In the latter it wouldn't hurt using:
newtype Blob = Blob ByteString64 deriving (ToJSON, FromJSON)
newtype Hash = Hash ByteString64 deriving (ToJSON, FromJSON)
to get the JSON instances for free.
What do you folks think about this? Would this be to much hassle in practise?
it's no different than blob :: ByteString64, hash :: ByteString64
except now you need an instance for every one of your wrappers (Blob, Hash, …) that you have to write rather than having 1 instance. So it seems strictly worse from the "amount of code" perspective. Of course knowing we can't swap Blob and Hash around by accident has its own merits but unsure if we can use that as an argument here…

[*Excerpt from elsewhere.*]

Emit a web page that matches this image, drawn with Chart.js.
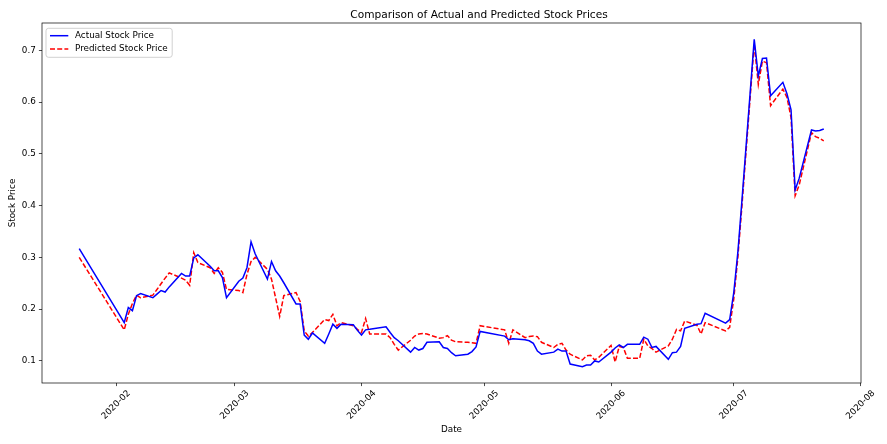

Yes you do get an extra newtype wrapper W (newtype W = W ByteString64 deriving (ToJSON, FromJSON)
) for every different type of bytestring which indeed causes more code.
BTW I'm not opposing providing a ByteString64
newtype. Exporting it somewhere from base64-bytestring
would be nice.
For the record, @phadej has uploaded his base64-bytestring-type
package to Hackage.
@bgamari well spotted!
...or good stalking ;-)
@basvandijk Might i miss something but type says:
encode :: ToJSON a => a -> ByteString
-- ByteString
and then:
No instance for (ToJSON ByteString)
How to deal with it without workarounds with generics, implement own instance?
Regards
@djleonskennedy, can you rephrase the question? I'm not sure I follow.
ByteString instances were removed because they allowed people to try and insert arbitrary binary data that JSON can't handle.
Could we not re-add ByteString instances that leveraged something like base64 encoding (which JSON can take I believe) to work around this limitation?